ELABORATE ON THAT, WOULD YOU?#J4450

Hey blog.

Happy Sunday. I hope it was filled with good weather and relaxation, as I know mine was.

This post is related to politics and journalism in a way, but it starts with something a little closer to home. This weekend, I was with my friends having a casual evening. We baked a cake, watched a movie, typical stuff. And then we started talking about politics.

It’s election season, so our ads are dominated by political campaigns and the headlines are filled with updates on Democratic candidates, new presidential policies, and more. It’s hard to miss and even harder not to think about.

Most of my friends are pretty similar in political views. We tend to migrate to the middle, some more right-leaning, and some more left-leaning. But as we were having a very mature discussion on political issues (yay us), we started talking about something that got me thinking about journalism.

As college students, we are very wrapped up in our own worlds. We try to stay up to date and informed on political issues, but sometimes it’s hard for us to really know what’s going on and even harder to know what candidate to vote for. That’s a void I think journalism can fill with the right approach.

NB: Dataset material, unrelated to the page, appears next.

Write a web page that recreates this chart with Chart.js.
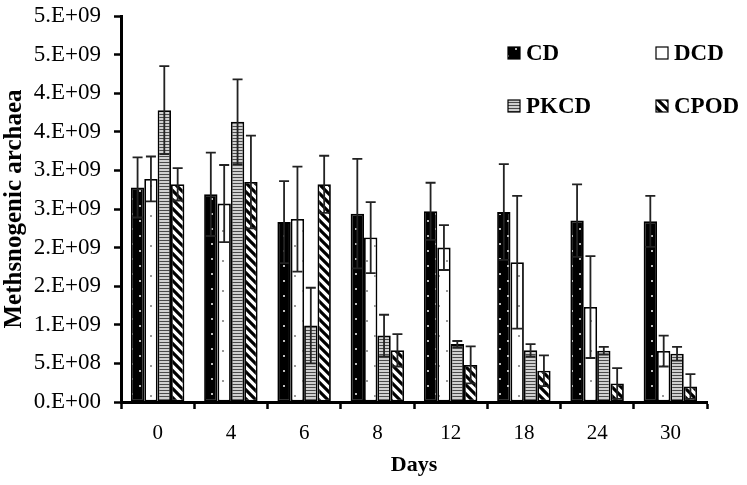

Vox, for example, does a great job of putting out explanatory pieces on current issues in the world, political and beyond. They’re a great resource for me when I want to know more about something. I think those kinds of pieces would be especially helpful during election season because it would keep people up to date and also let us make our own choices about candidates based on a full explanation of both viewpoints on an issue. And this doesn’t just go for college kids. A lot of people want to be informed but are so daunted by the task of hunting for information about these issues that they choose to sit election season out. If journalism wants to encourage political participation, we need to do a better job of explaining all the avenues.

Journalism is supposed to inform the public, and I think an increase of explanatory journalism would provide the public with quality coverage on the stuff that matters as opposed to the constant horserace coverage we see today. I personally think that horserace coverage has its time, but needs a sisterly companion of explanation by its side every once and a while.

I’ll be keeping an eye out for more pieces like this, as I love them and think they’re a great resource for people who are trying to open their mind to different viewpoints.

A new week starts tomorrow. I’m hoping it’s a good one!